就活に関して、また政府がよくわからない話をし始めたようである。

<政府は10日、就職活動の日程ルールを見直し、専門性の高い人材の選考開始を大学3年生終了前の春休みに前倒しすると発表した。現在の大学2年生から適用し、現行から3カ月ほど早める。「専門」の定義は企業任せだ。あいまいなままでは就活の早期化に拍車をかけることになる。>

この記事もあるように、「専門性」なるビッグワードを、定義も曖昧なままで不用意に用いるとなると、どうせ各企業が都合の良いように解釈するようになるし、事実上、就活がなし崩し的に現行よりも早期化することを食い止められなくなってしまうであろう。

そもそも、大学3年終了前の時点で、見きわめが可能な「専門性」とはどういうものであろうか。
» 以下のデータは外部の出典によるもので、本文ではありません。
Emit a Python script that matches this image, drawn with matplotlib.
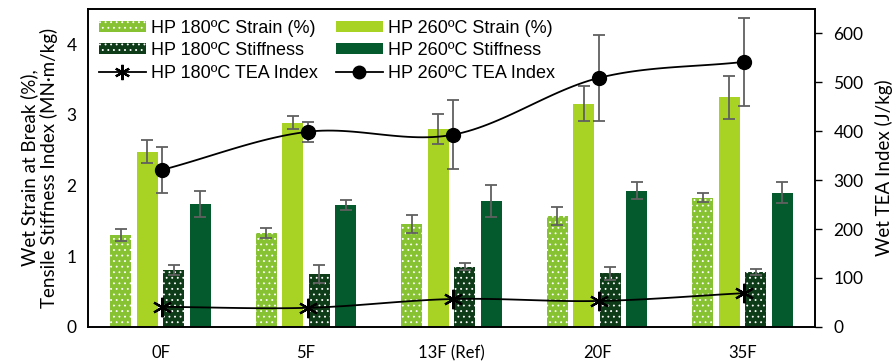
import numpy as np
import matplotlib
matplotlib.use("Agg")
import matplotlib.pyplot as plt
from matplotlib.lines import Line2D

# data
samples = ['0F', '5F', '13F (Ref)', '20F', '35F']
strain_180 = [1.30, 1.33, 1.46, 1.57, 1.83]
strain_180_err = [0.08, 0.07, 0.13, 0.13, 0.06]
strain_260 = [2.48, 2.89, 2.80, 3.16, 3.25]
strain_260_err = [0.16, 0.09, 0.21, 0.25, 0.30]
stiff_180 = [0.81, 0.75, 0.85, 0.76, 0.78]
stiff_180_err = [0.07, 0.13, 0.05, 0.09, 0.04]
stiff_260 = [1.74, 1.73, 1.78, 1.93, 1.90]
stiff_260_err = [0.18, 0.07, 0.23, 0.12, 0.15]
tea_180 = [41, 39, 57, 53, 69]
tea_260 = [321, 399, 393, 509, 542]
tea_260_err = [47, 20, 70, 87, 90]

c_s180 = '#86c232'
c_s260 = '#a8d325'
c_k180 = '#0e3b18'
c_k260 = '#045a2c'
err_kw = dict(ecolor='#606060', elinewidth=1.3, capsize=4, capthick=1.3)


def smooth(xp, yp, n=30):
    # catmull-rom curve through the points, like Excel's smoothed line
    P = np.column_stack([np.asarray(xp, float), np.asarray(yp, float)])
    P = np.vstack([P[0] - (P[1] - P[0]), P, P[-1] + (P[-1] - P[-2])])
    out = []
    t = np.linspace(0, 1, n)[:, None]
    for i in range(1, len(P) - 2):
        p0, p1, p2, p3 = P[i - 1], P[i], P[i + 1], P[i + 2]
        seg = 0.5 * ((2 * p1) + (-p0 + p2) * t + (2 * p0 - 5 * p1 + 4 * p2 - p3) * t ** 2
                     + (-p0 + 3 * p1 - 3 * p2 + p3) * t ** 3)
        out.append(seg)
    out = np.vstack(out)
    return out[:, 0], out[:, 1]


plt.rcParams['font.family'] = ['Lato', 'DejaVu Sans']
plt.rcParams['hatch.linewidth'] = 0.6

fig = plt.figure(figsize=(8.96, 3.62), dpi=100)
ax = fig.add_axes([0.098, 0.097, 0.812, 0.878])
ax2 = ax.twinx()

x = np.arange(len(samples))
w = 0.145
d = 0.182

b1 = ax.bar(x - 1.5 * d, strain_180, w, color=c_s180, edgecolor='white', linewidth=0,
            hatch='...', yerr=strain_180_err, error_kw=err_kw, label='HP 180ºC Strain (%)')
b2 = ax.bar(x - 0.5 * d, strain_260, w, color=c_s260, yerr=strain_260_err,
            error_kw=err_kw, label='HP 260ºC Strain (%)')
b3 = ax.bar(x + 0.5 * d, stiff_180, w, color=c_k180, edgecolor='white', linewidth=0,
            hatch='...', yerr=stiff_180_err, error_kw=err_kw, label='HP 180ºC Stiffness')
b4 = ax.bar(x + 1.5 * d, stiff_260, w, color=c_k260, yerr=stiff_260_err,
            error_kw=err_kw, label='HP 260ºC Stiffness')

xs = x + 0.01
sx, sy = smooth(xs, tea_180)
ax2.plot(sx, sy, color='black', lw=1.3, zorder=3)
ax2.plot(xs, tea_180, ls='none', color='black', marker=(6, 2, 0),
         markersize=14, markeredgewidth=1.6)
sx, sy = smooth(xs, tea_260)
ax2.plot(sx, sy, color='black', lw=1.3, zorder=3)
ax2.errorbar(xs, tea_260, yerr=tea_260_err, fmt='none', **err_kw)
ax2.plot(xs, tea_260, ls='none', color='black', marker='o', markersize=10)

ax.set_xlim(-0.5, len(samples) - 0.5)
ax.set_ylim(0, 4.5)
ax2.set_ylim(0, 650)
ax.set_yticks([0, 1, 2, 3, 4])
ax2.set_yticks(range(0, 601, 100))
ax.set_xticks(x)
ax.set_xticklabels(samples)
ax.tick_params(axis='x', length=0, pad=13, labelsize=12)
ax.tick_params(axis='y', length=0, pad=8, labelsize=12.5)
ax2.tick_params(axis='y', direction='out', length=5, width=1, pad=8, labelsize=12.5)
for a in (ax, ax2):
    for s in a.spines.values():
        s.set_linewidth(1.2)
ax.set_ylabel('Wet Strain at Break (%),\nTensile Stiffness Index (MN·m/kg)', fontsize=13.5,
              linespacing=1.15, labelpad=6)
ax2.set_ylabel('Wet TEA Index (J/kg)', fontsize=13.5, labelpad=8)

h_tea180 = Line2D([], [], color='black', lw=1.3, marker=(6, 2, 0), markersize=11,
                  markeredgewidth=1.6)
h_tea260 = Line2D([], [], color='black', lw=1.3, marker='o', markersize=9)
handles = [b1, b3, h_tea180, b2, b4, h_tea260]
labels = ['HP 180ºC Strain (%)', 'HP 180ºC Stiffness', 'HP 180ºC TEA Index',
          'HP 260ºC Strain (%)', 'HP 260ºC Stiffness', 'HP 260ºC TEA Index']
ax2.legend(handles, labels, ncol=2, loc='upper left', bbox_to_anchor=(0.0, 1.0),
           frameon=False, prop={'family': 'Liberation Sans', 'size': 13},
           handlelength=2.6, handleheight=0.55, handletextpad=0.3,
           columnspacing=1.0, labelspacing=0.3, borderaxespad=0.2)

fig.savefig('out.png', dpi=100)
4年制大学で、最初の2年はまあ一般教養が主体であると考えると、専門教育に専念できた期間はたったの1年となる。わずか1年で「専門性」ありと判断できるのであれば、よほど優秀な学生ということになるし、となると大学教育は最初からたいして期待されていなかったということになる。

こういう議論が起きる背景としては、前にも書いたが、日本の大学が、(特に文系に関して顕著な話であるが)教育機関としての機能を社会からあまり評価されておらず、偏差値に基づいて高校生をスクリーニングしたところで、もう役割終了だと社会から見切られてしまっていることにある。
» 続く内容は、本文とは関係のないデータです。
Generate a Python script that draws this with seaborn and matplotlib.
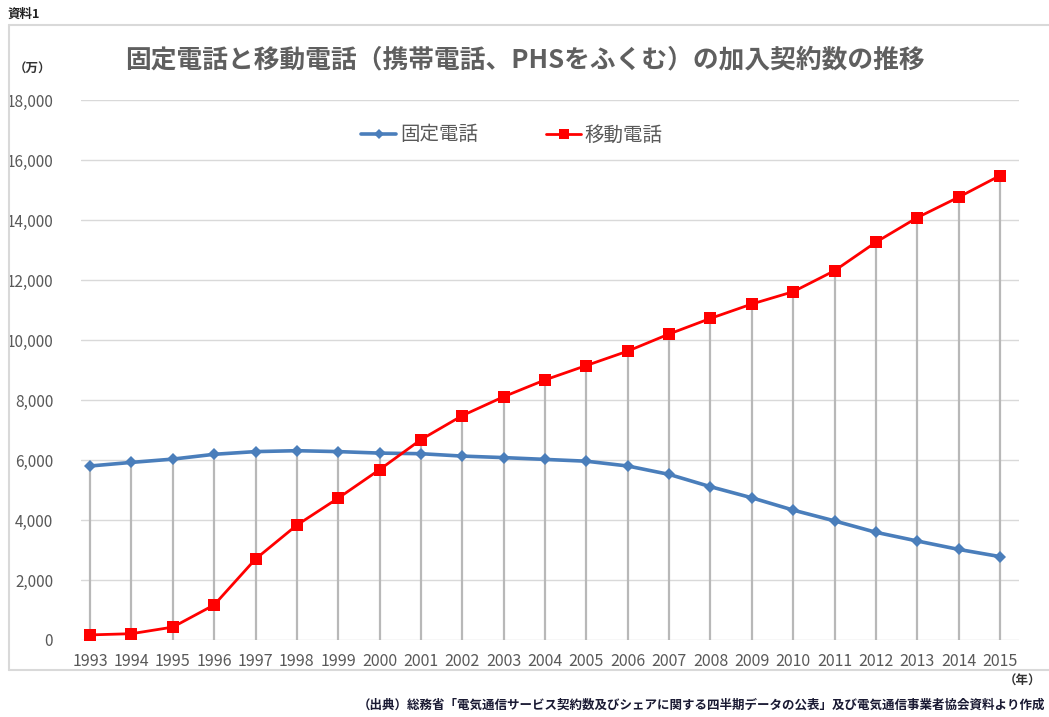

でも、多くの理系の大学は、真面目に教育機関としての役割を果たそうとしているのではないだろうか。そういう大学にとっては、教育機関としての成果をきちんと見ずに、たった1年の途中経過だけで選別しようというのは、ある意味、とても失礼な話である。なんだったら、大学院の修士課程くらいまでの教育成果を見た上で、「専門性」云々の議論をしてもらいたいと考えるのではないだろうか。

教育機関としての大学、大学卒業生のユーザーとしての企業、これら両者の間でどうも根本から認識がかみ合っていないように思われる。普通の商売であっても、売り手と買い手の思惑がズレていたら、双方に満足のいく商談が成立することはない。買い手は期待する商品を売り手に供給してもらえなくて困るだろうから、売り手に対して苦情を言い、改善を要求する。しかしながら、大学教育に関しては、そうした当たり前の会話が相互に成立しているようには見受けられない。

昔の企業は懐具合に余裕があったので、まっさらの新卒をOJTでじっくりと教育する前提で素材の良し悪しのスクリーニング機能のみを大学に求めていたのだろう。ところが今は、企業側は新卒者に対して、「専門性」「即戦力」を期待する。少なくとも、口ではそのように言う。しかしながら、やっていることは基本的に昔とあまり変わり映えしない。ライバルに先んじて、青田買いのようなことをしようとする。明らかに自己矛盾である。

もう、新卒一括採用自体を全面的に解消した方が、いっそわかりやすいと思うのだが、いかがなものだろうか。